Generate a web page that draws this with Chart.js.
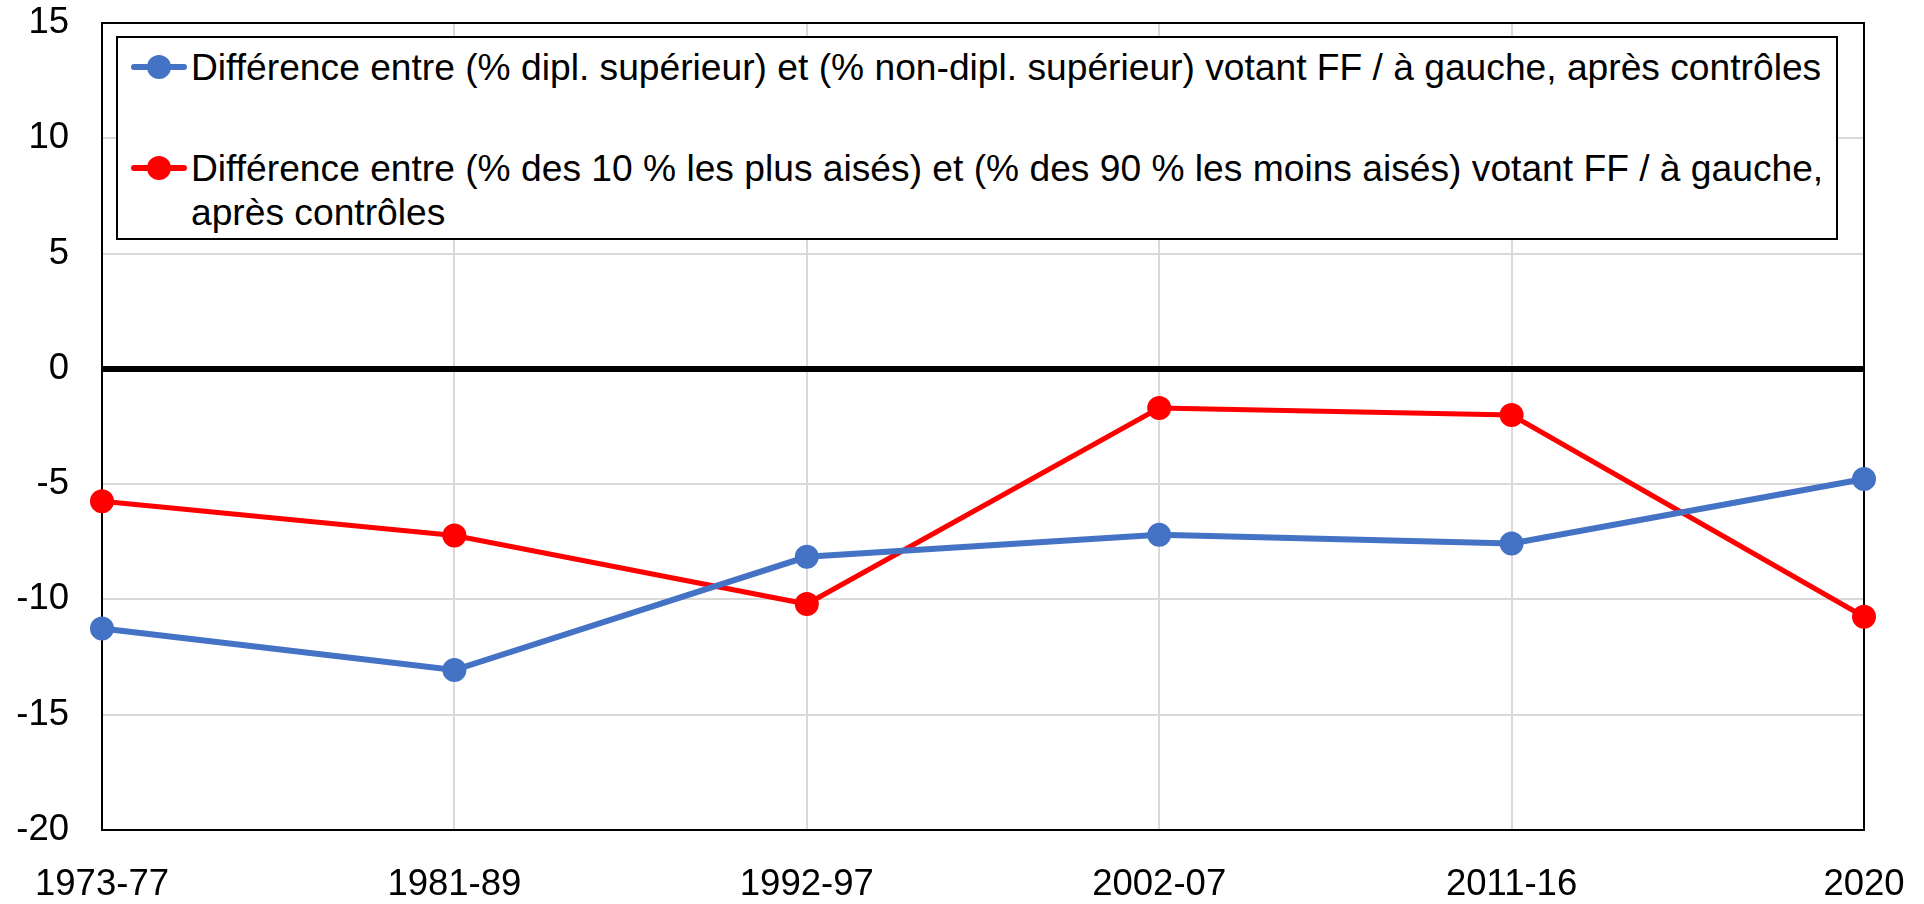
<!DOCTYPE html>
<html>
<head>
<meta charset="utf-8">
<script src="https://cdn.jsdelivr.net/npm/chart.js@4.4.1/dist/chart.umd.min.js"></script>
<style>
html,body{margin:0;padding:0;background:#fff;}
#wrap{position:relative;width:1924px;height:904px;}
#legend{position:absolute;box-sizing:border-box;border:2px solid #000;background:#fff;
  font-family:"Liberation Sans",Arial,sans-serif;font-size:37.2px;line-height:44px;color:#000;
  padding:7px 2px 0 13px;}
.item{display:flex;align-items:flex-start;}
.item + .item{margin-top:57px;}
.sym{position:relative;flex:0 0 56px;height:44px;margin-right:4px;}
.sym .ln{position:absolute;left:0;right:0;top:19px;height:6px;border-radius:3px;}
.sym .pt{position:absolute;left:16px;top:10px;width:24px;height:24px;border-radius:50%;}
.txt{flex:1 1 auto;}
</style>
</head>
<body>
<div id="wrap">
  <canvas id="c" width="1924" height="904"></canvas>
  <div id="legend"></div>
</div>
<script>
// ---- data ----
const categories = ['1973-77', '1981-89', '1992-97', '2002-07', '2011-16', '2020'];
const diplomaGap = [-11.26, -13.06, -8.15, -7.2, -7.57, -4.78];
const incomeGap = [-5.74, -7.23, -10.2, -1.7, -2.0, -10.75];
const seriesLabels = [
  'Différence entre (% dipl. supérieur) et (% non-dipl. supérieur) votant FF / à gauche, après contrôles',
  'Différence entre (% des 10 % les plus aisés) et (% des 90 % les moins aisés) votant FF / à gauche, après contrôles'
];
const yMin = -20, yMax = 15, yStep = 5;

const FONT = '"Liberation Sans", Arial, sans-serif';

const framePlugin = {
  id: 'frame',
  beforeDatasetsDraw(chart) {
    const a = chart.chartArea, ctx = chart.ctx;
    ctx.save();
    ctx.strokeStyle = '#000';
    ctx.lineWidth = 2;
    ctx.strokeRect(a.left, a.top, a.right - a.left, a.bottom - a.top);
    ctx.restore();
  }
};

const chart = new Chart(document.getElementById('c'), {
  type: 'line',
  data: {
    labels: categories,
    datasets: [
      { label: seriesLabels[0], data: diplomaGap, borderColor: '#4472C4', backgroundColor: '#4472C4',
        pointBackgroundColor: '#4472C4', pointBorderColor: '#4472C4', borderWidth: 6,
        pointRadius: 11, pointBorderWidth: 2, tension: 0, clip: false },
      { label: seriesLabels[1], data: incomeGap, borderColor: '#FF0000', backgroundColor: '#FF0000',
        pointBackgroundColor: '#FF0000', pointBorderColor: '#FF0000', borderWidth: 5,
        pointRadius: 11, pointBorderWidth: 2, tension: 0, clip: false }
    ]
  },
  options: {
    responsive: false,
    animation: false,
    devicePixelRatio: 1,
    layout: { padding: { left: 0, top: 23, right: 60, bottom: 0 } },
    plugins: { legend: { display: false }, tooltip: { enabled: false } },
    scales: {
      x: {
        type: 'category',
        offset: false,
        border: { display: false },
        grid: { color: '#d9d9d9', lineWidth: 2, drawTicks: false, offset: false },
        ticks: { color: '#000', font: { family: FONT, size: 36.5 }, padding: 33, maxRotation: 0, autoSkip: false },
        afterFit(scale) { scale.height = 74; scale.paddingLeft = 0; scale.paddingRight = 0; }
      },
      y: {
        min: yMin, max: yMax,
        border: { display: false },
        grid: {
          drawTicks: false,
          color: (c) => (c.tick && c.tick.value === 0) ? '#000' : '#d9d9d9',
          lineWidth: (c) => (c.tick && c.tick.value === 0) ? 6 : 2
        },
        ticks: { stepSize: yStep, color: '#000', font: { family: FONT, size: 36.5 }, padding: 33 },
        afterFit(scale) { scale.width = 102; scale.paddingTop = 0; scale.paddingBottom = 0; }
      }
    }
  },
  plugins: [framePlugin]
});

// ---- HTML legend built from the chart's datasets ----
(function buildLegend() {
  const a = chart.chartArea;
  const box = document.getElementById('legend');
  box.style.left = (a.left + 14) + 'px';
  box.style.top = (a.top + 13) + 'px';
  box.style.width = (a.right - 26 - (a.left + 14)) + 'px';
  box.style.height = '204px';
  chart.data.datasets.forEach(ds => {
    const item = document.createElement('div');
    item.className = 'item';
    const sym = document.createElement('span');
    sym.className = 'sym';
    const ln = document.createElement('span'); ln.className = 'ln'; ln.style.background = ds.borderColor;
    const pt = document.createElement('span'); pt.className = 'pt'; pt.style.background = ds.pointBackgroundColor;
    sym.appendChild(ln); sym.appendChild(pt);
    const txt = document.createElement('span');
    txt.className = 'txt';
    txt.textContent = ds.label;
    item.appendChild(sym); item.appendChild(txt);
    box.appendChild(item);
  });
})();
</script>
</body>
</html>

= = = = =

Leave every image out, and retype the material exactly.

- Solution for this task:
Generate a web page that draws this with Chart.js.
<!DOCTYPE html>
<html>
<head>
<meta charset="utf-8">
<script src="https://cdn.jsdelivr.net/npm/chart.js@4.4.1/dist/chart.umd.min.js"></script>
<style>
html,body{margin:0;padding:0;background:#fff;}
#wrap{position:relative;width:1924px;height:904px;}
#legend{position:absolute;box-sizing:border-box;border:2px solid #000;background:#fff;
  font-family:"Liberation Sans",Arial,sans-serif;font-size:37.2px;line-height:44px;color:#000;
  padding:7px 2px 0 13px;}
.item{display:flex;align-items:flex-start;}
.item + .item{margin-top:57px;}
.sym{position:relative;flex:0 0 56px;height:44px;margin-right:4px;}
.sym .ln{position:absolute;left:0;right:0;top:19px;height:6px;border-radius:3px;}
.sym .pt{position:absolute;left:16px;top:10px;width:24px;height:24px;border-radius:50%;}
.txt{flex:1 1 auto;}
</style>
</head>
<body>
<div id="wrap">
  <canvas id="c" width="1924" height="904"></canvas>
  <div id="legend"></div>
</div>
<script>
// ---- data ----
const categories = ['1973-77', '1981-89', '1992-97', '2002-07', '2011-16', '2020'];
const diplomaGap = [-11.26, -13.06, -8.15, -7.2, -7.57, -4.78];
const incomeGap = [-5.74, -7.23, -10.2, -1.7, -2.0, -10.75];
const seriesLabels = [
  'Différence entre (% dipl. supérieur) et (% non-dipl. supérieur) votant FF / à gauche, après contrôles',
  'Différence entre (% des 10 % les plus aisés) et (% des 90 % les moins aisés) votant FF / à gauche, après contrôles'
];
const yMin = -20, yMax = 15, yStep = 5;

const FONT = '"Liberation Sans", Arial, sans-serif';

const framePlugin = {
  id: 'frame',
  beforeDatasetsDraw(chart) {
    const a = chart.chartArea, ctx = chart.ctx;
    ctx.save();
    ctx.strokeStyle = '#000';
    ctx.lineWidth = 2;
    ctx.strokeRect(a.left, a.top, a.right - a.left, a.bottom - a.top);
    ctx.restore();
  }
};

const chart = new Chart(document.getElementById('c'), {
  type: 'line',
  data: {
    labels: categories,
    datasets: [
      { label: seriesLabels[0], data: diplomaGap, borderColor: '#4472C4', backgroundColor: '#4472C4',
        pointBackgroundColor: '#4472C4', pointBorderColor: '#4472C4', borderWidth: 6,
        pointRadius: 11, pointBorderWidth: 2, tension: 0, clip: false },
      { label: seriesLabels[1], data: incomeGap, borderColor: '#FF0000', backgroundColor: '#FF0000',
        pointBackgroundColor: '#FF0000', pointBorderColor: '#FF0000', borderWidth: 5,
        pointRadius: 11, pointBorderWidth: 2, tension: 0, clip: false }
    ]
  },
  options: {
    responsive: false,
    animation: false,
    devicePixelRatio: 1,
    layout: { padding: { left: 0, top: 23, right: 60, bottom: 0 } },
    plugins: { legend: { display: false }, tooltip: { enabled: false } },
    scales: {
      x: {
        type: 'category',
        offset: false,
        border: { display: false },
        grid: { color: '#d9d9d9', lineWidth: 2, drawTicks: false, offset: false },
        ticks: { color: '#000', font: { family: FONT, size: 36.5 }, padding: 33, maxRotation: 0, autoSkip: false },
        afterFit(scale) { scale.height = 74; scale.paddingLeft = 0; scale.paddingRight = 0; }
      },
      y: {
        min: yMin, max: yMax,
        border: { display: false },
        grid: {
          drawTicks: false,
          color: (c) => (c.tick && c.tick.value === 0) ? '#000' : '#d9d9d9',
          lineWidth: (c) => (c.tick && c.tick.value === 0) ? 6 : 2
        },
        ticks: { stepSize: yStep, color: '#000', font: { family: FONT, size: 36.5 }, padding: 33 },
        afterFit(scale) { scale.width = 102; scale.paddingTop = 0; scale.paddingBottom = 0; }
      }
    }
  },
  plugins: [framePlugin]
});

// ---- HTML legend built from the chart's datasets ----
(function buildLegend() {
  const a = chart.chartArea;
  const box = document.getElementById('legend');
  box.style.left = (a.left + 14) + 'px';
  box.style.top = (a.top + 13) + 'px';
  box.style.width = (a.right - 26 - (a.left + 14)) + 'px';
  box.style.height = '204px';
  chart.data.datasets.forEach(ds => {
    const item = document.createElement('div');
    item.className = 'item';
    const sym = document.createElement('span');
    sym.className = 'sym';
    const ln = document.createElement('span'); ln.className = 'ln'; ln.style.background = ds.borderColor;
    const pt = document.createElement('span'); pt.className = 'pt'; pt.style.background = ds.pointBackgroundColor;
    sym.appendChild(ln); sym.appendChild(pt);
    const txt = document.createElement('span');
    txt.className = 'txt';
    txt.textContent = ds.label;
    item.appendChild(sym); item.appendChild(txt);
    box.appendChild(item);
  });
})();
</script>
</body>
</html>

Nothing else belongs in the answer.